> **Your instructions**
Make an exact copy of the entries below.

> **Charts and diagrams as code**
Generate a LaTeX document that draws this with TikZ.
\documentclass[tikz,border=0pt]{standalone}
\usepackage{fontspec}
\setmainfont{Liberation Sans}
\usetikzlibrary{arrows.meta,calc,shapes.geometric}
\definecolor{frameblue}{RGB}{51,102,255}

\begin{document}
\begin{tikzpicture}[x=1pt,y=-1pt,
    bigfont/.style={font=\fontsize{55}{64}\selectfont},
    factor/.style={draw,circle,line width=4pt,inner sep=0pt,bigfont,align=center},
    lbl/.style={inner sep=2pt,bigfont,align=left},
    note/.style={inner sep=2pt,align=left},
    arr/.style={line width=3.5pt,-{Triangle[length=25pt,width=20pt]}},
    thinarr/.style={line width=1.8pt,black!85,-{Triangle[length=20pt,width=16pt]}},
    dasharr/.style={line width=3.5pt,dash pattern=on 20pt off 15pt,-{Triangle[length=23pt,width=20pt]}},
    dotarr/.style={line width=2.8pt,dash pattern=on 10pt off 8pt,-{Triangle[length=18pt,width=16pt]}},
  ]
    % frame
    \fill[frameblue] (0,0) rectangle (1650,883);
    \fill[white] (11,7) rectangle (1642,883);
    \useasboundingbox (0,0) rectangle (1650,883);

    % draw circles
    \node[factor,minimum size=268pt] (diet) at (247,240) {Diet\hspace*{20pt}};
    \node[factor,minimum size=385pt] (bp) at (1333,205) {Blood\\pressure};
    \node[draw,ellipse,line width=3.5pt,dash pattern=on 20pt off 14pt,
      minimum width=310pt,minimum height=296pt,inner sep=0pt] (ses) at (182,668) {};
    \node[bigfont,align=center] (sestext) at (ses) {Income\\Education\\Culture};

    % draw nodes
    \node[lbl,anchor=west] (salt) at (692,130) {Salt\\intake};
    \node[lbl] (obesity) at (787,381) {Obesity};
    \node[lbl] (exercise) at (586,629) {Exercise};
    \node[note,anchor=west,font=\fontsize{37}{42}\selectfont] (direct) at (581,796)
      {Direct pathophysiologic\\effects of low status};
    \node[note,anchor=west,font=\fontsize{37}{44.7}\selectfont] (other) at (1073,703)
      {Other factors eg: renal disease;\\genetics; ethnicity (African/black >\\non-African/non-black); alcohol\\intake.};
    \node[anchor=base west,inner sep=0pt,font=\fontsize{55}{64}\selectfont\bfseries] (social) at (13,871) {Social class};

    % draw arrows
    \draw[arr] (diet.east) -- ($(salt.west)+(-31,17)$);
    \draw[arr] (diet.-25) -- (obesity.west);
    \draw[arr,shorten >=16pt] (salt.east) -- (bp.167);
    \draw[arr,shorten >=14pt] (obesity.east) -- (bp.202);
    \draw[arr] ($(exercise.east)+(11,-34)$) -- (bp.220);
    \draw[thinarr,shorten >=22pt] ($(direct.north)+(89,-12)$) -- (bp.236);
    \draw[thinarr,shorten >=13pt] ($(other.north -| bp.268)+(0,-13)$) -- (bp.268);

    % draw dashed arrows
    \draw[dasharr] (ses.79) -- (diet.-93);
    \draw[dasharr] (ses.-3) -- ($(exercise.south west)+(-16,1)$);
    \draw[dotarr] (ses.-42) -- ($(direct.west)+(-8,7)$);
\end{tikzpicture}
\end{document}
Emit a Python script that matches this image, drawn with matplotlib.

> **Result below**
Generate a LaTeX document that draws this with TikZ.
\documentclass[tikz,border=0pt]{standalone}
\usepackage{fontspec}
\setmainfont{Liberation Sans}
\usetikzlibrary{arrows.meta,calc,shapes.geometric}
\definecolor{frameblue}{RGB}{51,102,255}

\begin{document}
\begin{tikzpicture}[x=1pt,y=-1pt,
    bigfont/.style={font=\fontsize{55}{64}\selectfont},
    factor/.style={draw,circle,line width=4pt,inner sep=0pt,bigfont,align=center},
    lbl/.style={inner sep=2pt,bigfont,align=left},
    note/.style={inner sep=2pt,align=left},
    arr/.style={line width=3.5pt,-{Triangle[length=25pt,width=20pt]}},
    thinarr/.style={line width=1.8pt,black!85,-{Triangle[length=20pt,width=16pt]}},
    dasharr/.style={line width=3.5pt,dash pattern=on 20pt off 15pt,-{Triangle[length=23pt,width=20pt]}},
    dotarr/.style={line width=2.8pt,dash pattern=on 10pt off 8pt,-{Triangle[length=18pt,width=16pt]}},
  ]
    % frame
    \fill[frameblue] (0,0) rectangle (1650,883);
    \fill[white] (11,7) rectangle (1642,883);
    \useasboundingbox (0,0) rectangle (1650,883);

    % draw circles
    \node[factor,minimum size=268pt] (diet) at (247,240) {Diet\hspace*{20pt}};
    \node[factor,minimum size=385pt] (bp) at (1333,205) {Blood\\pressure};
    \node[draw,ellipse,line width=3.5pt,dash pattern=on 20pt off 14pt,
      minimum width=310pt,minimum height=296pt,inner sep=0pt] (ses) at (182,668) {};
    \node[bigfont,align=center] (sestext) at (ses) {Income\\Education\\Culture};

    % draw nodes
    \node[lbl,anchor=west] (salt) at (692,130) {Salt\\intake};
    \node[lbl] (obesity) at (787,381) {Obesity};
    \node[lbl] (exercise) at (586,629) {Exercise};
    \node[note,anchor=west,font=\fontsize{37}{42}\selectfont] (direct) at (581,796)
      {Direct pathophysiologic\\effects of low status};
    \node[note,anchor=west,font=\fontsize{37}{44.7}\selectfont] (other) at (1073,703)
      {Other factors eg: renal disease;\\genetics; ethnicity (African/black >\\non-African/non-black); alcohol\\intake.};
    \node[anchor=base west,inner sep=0pt,font=\fontsize{55}{64}\selectfont\bfseries] (social) at (13,871) {Social class};

    % draw arrows
    \draw[arr] (diet.east) -- ($(salt.west)+(-31,17)$);
    \draw[arr] (diet.-25) -- (obesity.west);
    \draw[arr,shorten >=16pt] (salt.east) -- (bp.167);
    \draw[arr,shorten >=14pt] (obesity.east) -- (bp.202);
    \draw[arr] ($(exercise.east)+(11,-34)$) -- (bp.220);
    \draw[thinarr,shorten >=22pt] ($(direct.north)+(89,-12)$) -- (bp.236);
    \draw[thinarr,shorten >=13pt] ($(other.north -| bp.268)+(0,-13)$) -- (bp.268);

    % draw dashed arrows
    \draw[dasharr] (ses.79) -- (diet.-93);
    \draw[dasharr] (ses.-3) -- ($(exercise.south west)+(-16,1)$);
    \draw[dotarr] (ses.-42) -- ($(direct.west)+(-8,7)$);
\end{tikzpicture}
\end{document}
Emit a Python script that matches this image, drawn with matplotlib.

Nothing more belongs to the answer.